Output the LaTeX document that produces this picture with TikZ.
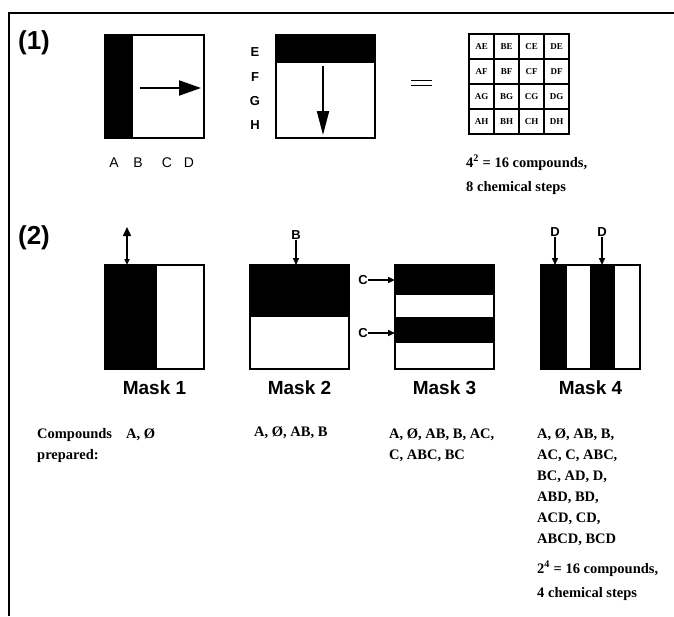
\documentclass[tikz,border=0pt]{standalone}
\usepackage{fontspec}
\setmainfont{Liberation Serif}
\newfontfamily\hv{Liberation Sans}
\usetikzlibrary{arrows.meta,calc}

\begin{document}
\begin{tikzpicture}[x=1pt,y=-1pt,
  frame/.style={line width=1.6pt},
  maskbox/.style={draw,line width=1.8pt,rectangle,minimum width=99pt,minimum height=104pt,inner sep=0pt,outer sep=0pt},
  panelbox/.style={draw,line width=1.8pt,rectangle,minimum width=99pt,minimum height=103pt,inner sep=0pt,outer sep=0pt},
  tag/.style={font=\hv\bfseries\fontsize{13}{13}\selectfont,inner sep=0pt},
  axis/.style={font=\hv\fontsize{14}{14}\selectfont,inner sep=0pt},
  masklabel/.style={font=\hv\bfseries\fontsize{19}{19}\selectfont,inner sep=0pt},
  body/.style={font=\bfseries\fontsize{14.5}{21}\selectfont,inner sep=0pt,align=left,anchor=north west},
  note/.style={font=\bfseries\fontsize{14.5}{24}\selectfont,inner sep=0pt,align=left,anchor=north west},
  num/.style={font=\hv\bfseries\fontsize{26}{26}\selectfont,inner sep=0pt},
  bigarrow/.style={line width=2pt,-{Triangle[length=22pt,width=15pt]}},
  downarrow/.style={line width=2pt,-{Triangle[length=24pt,width=12pt]}},
  smallarrow/.style={line width=1.5pt,-{Triangle[length=7pt,width=6pt]}},
  bothways/.style={line width=1.5pt,{Triangle[length=9pt,width=8pt]}-{Triangle[length=6pt,width=5pt]}},
  cell/.style={draw,line width=1.2pt,minimum size=25pt,inner sep=0pt,font=\bfseries\fontsize{9}{9}\selectfont}
]
\useasboundingbox (0,0) rectangle (674,616);

% outer frame (top and left edges)
\draw[frame] (674,13) -- (9,13) -- (9,616);

% ---------------- part (1) ----------------
\node[num] (p1) at (34,43) {(1)};

% first mask: dark column A, sweep to the right
\fill (105,35) rectangle (133,138);
\node[panelbox] (b1) at (154.5,86.5) {};
\coordinate (r1s) at (140,88);
\coordinate (r1e) at (201,88);
\draw[bigarrow] (r1s) -- (r1e);
\node[axis] (xa) at (114,163) {A};
\node[axis] (xb) at (138,163) {B};
\node[axis] (xc) at (167,163) {C};
\node[axis] (xd) at (189,163) {D};

% second mask: dark row E, sweep downwards
\fill (277,35) rectangle (374,63);
\node[panelbox] (b2) at (325.5,86.5) {};
\coordinate (d1s) at (323,66);
\coordinate (d1e) at (323,135);
\draw[downarrow] (d1s) -- (d1e);
\node[tag] (ye) at (255,52) {E};
\node[tag] (yf) at (255,77) {F};
\node[tag] (yg) at (255,101) {G};
\node[tag] (yh) at (255,125) {H};

% equals sign
\draw[line width=1.8pt] (411,80.5) -- (432,80.5);
\draw[line width=1.8pt] (411,85.5) -- (432,85.5);

% 4x4 product grid
\foreach \c [count=\i from 0] in {A,B,C,D}{
  \foreach \r [count=\j from 0] in {E,F,G,H}{
    \node[cell] (g\c\r) at ({481.5+25*\i},{46.5+25*\j}) {\c\r};
  }
}
\draw[line width=2pt] (469,34) rectangle (569,134);

\node[note] (sum1) at (466,155) {4\textsuperscript{2} = 16 compounds,\\8 chemical steps};

% ---------------- part (2) ----------------
\node[num] (p2) at (34,238) {(2)};

% Mask 1
\fill (105,265) rectangle (157,369);
\node[maskbox] (m1) at (154.5,317) {};
\coordinate (a1) at (127,227);
\coordinate (m1in) at (127,265);
\draw[bothways] (a1) -- (m1in);
\node[masklabel] (l1) at (154.5,388) {Mask 1};

% Mask 2
\fill (250,265) rectangle (349,317);
\node[maskbox] (m2) at (299.5,317) {};
\node[tag] (lb) at (296,235) {B};
\draw[smallarrow] (lb.south) -- (lb.south |- m2.north);
\node[masklabel] (l2) at (299.5,388) {Mask 2};

% Mask 3
\fill (395,265) rectangle (494,295);
\fill (395,317) rectangle (494,343);
\node[maskbox] (m3) at (444.5,317) {};
\node[tag] (lc1) at (363,280) {C};
\node[tag] (lc2) at (363,333) {C};
\draw[smallarrow] (lc1.east) -- (lc1.east -| m3.west);
\draw[smallarrow] (lc2.east) -- (lc2.east -| m3.west);
\node[masklabel] (l3) at (444.5,388) {Mask 3};

% Mask 4
\fill (541,265) rectangle (567,369);
\fill (590,265) rectangle (615,369);
\node[maskbox] (m4) at (590.5,317) {};
\node[tag] (ld1) at (555,232) {D};
\node[tag] (ld2) at (602,232) {D};
\draw[smallarrow] (ld1.south) -- (ld1.south |- m4.north);
\draw[smallarrow] (ld2.south) -- (ld2.south |- m4.north);
\node[masklabel] (l4) at (590.5,388) {Mask 4};

% compounds prepared after each mask
\node[body] (t0) at (37,428) {Compounds\\prepared:};
\node[body] (t1) at (126,428) {A, Ø};
\node[body] (t2) at (254,426) {A, Ø, AB, B};
\node[body] (t3) at (389,428) {A, Ø, AB, B, AC,\\C, ABC, BC};
\node[body] (t4) at (537,428) {A, Ø, AB, B,\\AC, C, ABC,\\BC, AD, D,\\ABD, BD,\\ACD, CD,\\ABCD, BCD};
\node[note] (sum2) at (537,561) {2\textsuperscript{4} = 16 compounds,\\4 chemical steps};
\end{tikzpicture}
\end{document}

**TASK TO COMPLETE**
Reproduce the material above in full, exactly, with no images.

**RESPONSE TO THIS TASK**
Output the LaTeX document that produces this picture with TikZ.
\documentclass[tikz,border=0pt]{standalone}
\usepackage{fontspec}
\setmainfont{Liberation Serif}
\newfontfamily\hv{Liberation Sans}
\usetikzlibrary{arrows.meta,calc}

\begin{document}
\begin{tikzpicture}[x=1pt,y=-1pt,
  frame/.style={line width=1.6pt},
  maskbox/.style={draw,line width=1.8pt,rectangle,minimum width=99pt,minimum height=104pt,inner sep=0pt,outer sep=0pt},
  panelbox/.style={draw,line width=1.8pt,rectangle,minimum width=99pt,minimum height=103pt,inner sep=0pt,outer sep=0pt},
  tag/.style={font=\hv\bfseries\fontsize{13}{13}\selectfont,inner sep=0pt},
  axis/.style={font=\hv\fontsize{14}{14}\selectfont,inner sep=0pt},
  masklabel/.style={font=\hv\bfseries\fontsize{19}{19}\selectfont,inner sep=0pt},
  body/.style={font=\bfseries\fontsize{14.5}{21}\selectfont,inner sep=0pt,align=left,anchor=north west},
  note/.style={font=\bfseries\fontsize{14.5}{24}\selectfont,inner sep=0pt,align=left,anchor=north west},
  num/.style={font=\hv\bfseries\fontsize{26}{26}\selectfont,inner sep=0pt},
  bigarrow/.style={line width=2pt,-{Triangle[length=22pt,width=15pt]}},
  downarrow/.style={line width=2pt,-{Triangle[length=24pt,width=12pt]}},
  smallarrow/.style={line width=1.5pt,-{Triangle[length=7pt,width=6pt]}},
  bothways/.style={line width=1.5pt,{Triangle[length=9pt,width=8pt]}-{Triangle[length=6pt,width=5pt]}},
  cell/.style={draw,line width=1.2pt,minimum size=25pt,inner sep=0pt,font=\bfseries\fontsize{9}{9}\selectfont}
]
\useasboundingbox (0,0) rectangle (674,616);

% outer frame (top and left edges)
\draw[frame] (674,13) -- (9,13) -- (9,616);

% ---------------- part (1) ----------------
\node[num] (p1) at (34,43) {(1)};

% first mask: dark column A, sweep to the right
\fill (105,35) rectangle (133,138);
\node[panelbox] (b1) at (154.5,86.5) {};
\coordinate (r1s) at (140,88);
\coordinate (r1e) at (201,88);
\draw[bigarrow] (r1s) -- (r1e);
\node[axis] (xa) at (114,163) {A};
\node[axis] (xb) at (138,163) {B};
\node[axis] (xc) at (167,163) {C};
\node[axis] (xd) at (189,163) {D};

% second mask: dark row E, sweep downwards
\fill (277,35) rectangle (374,63);
\node[panelbox] (b2) at (325.5,86.5) {};
\coordinate (d1s) at (323,66);
\coordinate (d1e) at (323,135);
\draw[downarrow] (d1s) -- (d1e);
\node[tag] (ye) at (255,52) {E};
\node[tag] (yf) at (255,77) {F};
\node[tag] (yg) at (255,101) {G};
\node[tag] (yh) at (255,125) {H};

% equals sign
\draw[line width=1.8pt] (411,80.5) -- (432,80.5);
\draw[line width=1.8pt] (411,85.5) -- (432,85.5);

% 4x4 product grid
\foreach \c [count=\i from 0] in {A,B,C,D}{
  \foreach \r [count=\j from 0] in {E,F,G,H}{
    \node[cell] (g\c\r) at ({481.5+25*\i},{46.5+25*\j}) {\c\r};
  }
}
\draw[line width=2pt] (469,34) rectangle (569,134);

\node[note] (sum1) at (466,155) {4\textsuperscript{2} = 16 compounds,\\8 chemical steps};

% ---------------- part (2) ----------------
\node[num] (p2) at (34,238) {(2)};

% Mask 1
\fill (105,265) rectangle (157,369);
\node[maskbox] (m1) at (154.5,317) {};
\coordinate (a1) at (127,227);
\coordinate (m1in) at (127,265);
\draw[bothways] (a1) -- (m1in);
\node[masklabel] (l1) at (154.5,388) {Mask 1};

% Mask 2
\fill (250,265) rectangle (349,317);
\node[maskbox] (m2) at (299.5,317) {};
\node[tag] (lb) at (296,235) {B};
\draw[smallarrow] (lb.south) -- (lb.south |- m2.north);
\node[masklabel] (l2) at (299.5,388) {Mask 2};

% Mask 3
\fill (395,265) rectangle (494,295);
\fill (395,317) rectangle (494,343);
\node[maskbox] (m3) at (444.5,317) {};
\node[tag] (lc1) at (363,280) {C};
\node[tag] (lc2) at (363,333) {C};
\draw[smallarrow] (lc1.east) -- (lc1.east -| m3.west);
\draw[smallarrow] (lc2.east) -- (lc2.east -| m3.west);
\node[masklabel] (l3) at (444.5,388) {Mask 3};

% Mask 4
\fill (541,265) rectangle (567,369);
\fill (590,265) rectangle (615,369);
\node[maskbox] (m4) at (590.5,317) {};
\node[tag] (ld1) at (555,232) {D};
\node[tag] (ld2) at (602,232) {D};
\draw[smallarrow] (ld1.south) -- (ld1.south |- m4.north);
\draw[smallarrow] (ld2.south) -- (ld2.south |- m4.north);
\node[masklabel] (l4) at (590.5,388) {Mask 4};

% compounds prepared after each mask
\node[body] (t0) at (37,428) {Compounds\\prepared:};
\node[body] (t1) at (126,428) {A, Ø};
\node[body] (t2) at (254,426) {A, Ø, AB, B};
\node[body] (t3) at (389,428) {A, Ø, AB, B, AC,\\C, ABC, BC};
\node[body] (t4) at (537,428) {A, Ø, AB, B,\\AC, C, ABC,\\BC, AD, D,\\ABD, BD,\\ACD, CD,\\ABCD, BCD};
\node[note] (sum2) at (537,561) {2\textsuperscript{4} = 16 compounds,\\4 chemical steps};
\end{tikzpicture}
\end{document}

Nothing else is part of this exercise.